The "Blizzard Men of '88": New York's Exclusive Club of Storm Survivors

The Brooklyn Museum
The Brooklyn Museum / The Brooklyn Museum
facebooktwitterreddit

The Great Blizzard of 1888 was a memorable and tragic period; it left people marooned inside their homes for days and caused hundreds of reported casualties along the eastern seaboard.

Starting in 1929, to help keep the memory alive, New York-based survivors of that great storm met annually to recount their experiences. They called themselves the "Blizzard Men of '88" (female survivors weren't admitted until 1933), and they knew how to celebrate in style. “When they file into the Hotel Pennsylvania ballroom for their annual luncheon," The New York Times wrote of the 50th anniversary celebration, "these veterans of the great two-storey high snowdrifts are to be entertained by, of all things, a mechanical snow storm."

Each year, members gathered to share amazing tales of extraordinary commutes ("Edward H. White recalled how he walked across the East River to Brooklyn on the ice") and harrowing accounts of surviving neck-high snowdrifts ("A tall man rescued me," recounted Franklin A. Levi).

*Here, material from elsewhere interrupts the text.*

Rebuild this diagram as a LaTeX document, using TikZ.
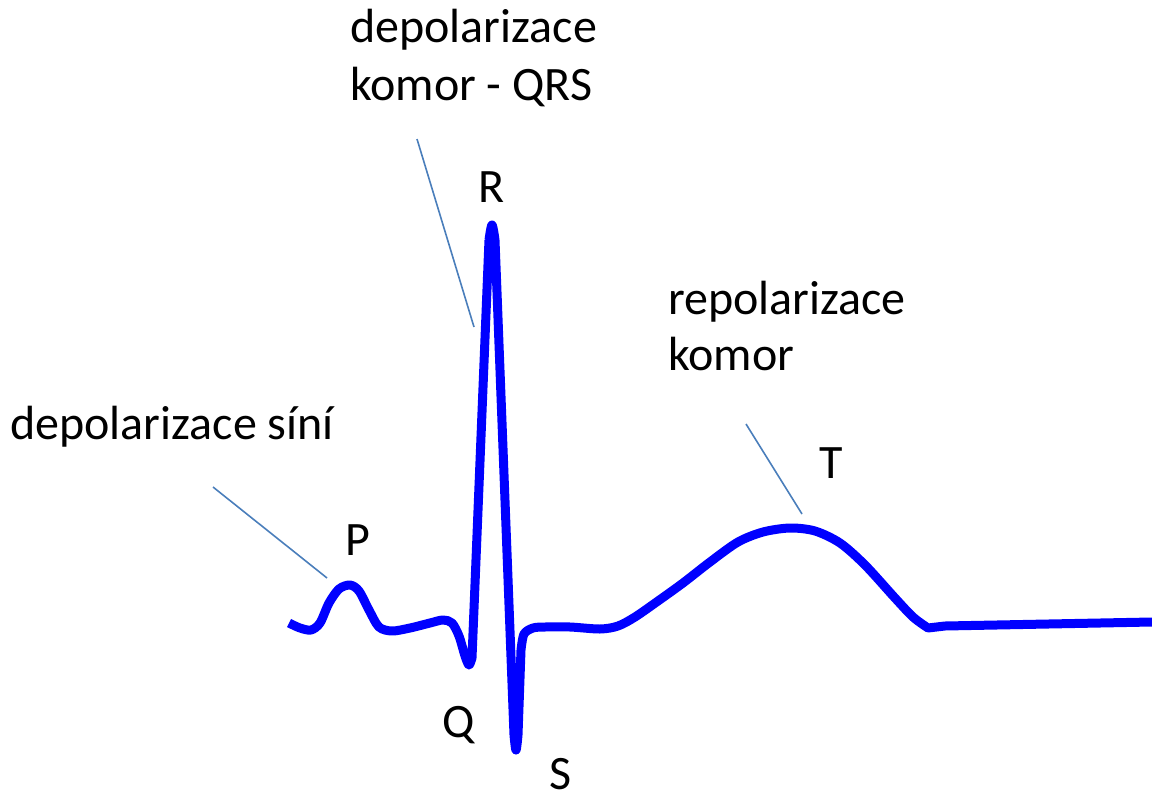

But, as the years went on, their main purpose seemed to be to remind everyone that all snowstorms after 1888's were joke affairs, and that anyone who said otherwise was a wuss.

From a story on 1935's meeting, headlined, "MEN OF '88 LAUGH AT RECENT STORM":

New York's blizzard of last January was dismissed as "a mere flurry" at the annual luncheon and reunion of the Blizzard Men of 1888 at the Hotel Pennsylvania yesterday.

From a report of a 1938 meeting titled, "1934 STORMS JOKE TO 'BLIZZARD MEN'":

Theodore Van Wyck of Valley Stream, L.I., historian of the organization, read an original poem, satirical of the boasts of the moderns who “survived” the 1934 storms. The spirit of the gathered was expressed by the first verse, which follows:

"Our blizzard sure must take the prize,
In spite of all the years and lies;
Our snow was nearly two feet deep,
Piled up and down in one big heap."

From a 1939 report, "VETERANS INSIST WE HAD BLIZZARD: Men of '88 Ignore Slur Cast by Weather Man on Their Fondest Calamity":

The Weather Bureau popped up—wholly irrelevantly, the Blizzard Men think—with the statement that New York never saw a real blizzard. There are certain technical requirements—matter of wind velocity , temperature and quality of snow—that a storm must have before it can call itself a blizzard, and no New York blow ever has had them, the bureau contended.

Dr. Strong, secretary-treasurer of the organization, said, “You know, you can’t ever defend a political party, a religion, or a great storm against free speech. There is a tendency to belittle anything today. I have advocated the rights of free speech, but I also advocate the curbing of free slander.

“And another thing you don’t want to forget: On March 12, 1888, the only way you could get a message from New York to Boston was by cable to Europe. That was some blizzard.”

From 1941's "'88 Blizzard Men Belittle the Snow of '41; Deny They Are 'Garrulous, Ancient Gaffers'":

Last week-end's snowstorm set a six-year record but it was just the "little blizzard of 1941" and "our stepchild" to the Blizzard Men of 1888 who gathered yesterday to see if there were any new stories to tell about the famous "big blow" of March 12 of that year, which engulfed New York in snowdrifts two stories deep and has since provided subject matter for endless conversations and speeches.

From a write-up of a 1952 meeting:

A couple members slipped once or twice, and talked about unrelated issues like the high cost of living and the new Washington Administration, but they were quickly steered back to the main snow trail.

The latter-day “blizzard” that brought twenty-five inches of snow to New York in December, 1947, came in for its usual comeuppance from the veterans of the 16.5-inch fall of sixty-five years ago. “No wind in ’47,” was the unanimous reminder, and wind, they all agreed, is what makes a blizzard.

From a brief piece on 1960's get-together:

The old timers’ comments on the city’s biggest storm in eleven years, which deposited 14.2 inches of snow on New York, ranges from “pipsqueak” to “a pretty good little imitation” of the storm of ’88.

In 1969, the last of the group's leaders died, and the Blizzard Men of '88 stopped holding their annual meetings. "We'd never see each other between those lunches," Richard Konter, a former member, told the Times in 1973, "but we'd always have a lot of fun."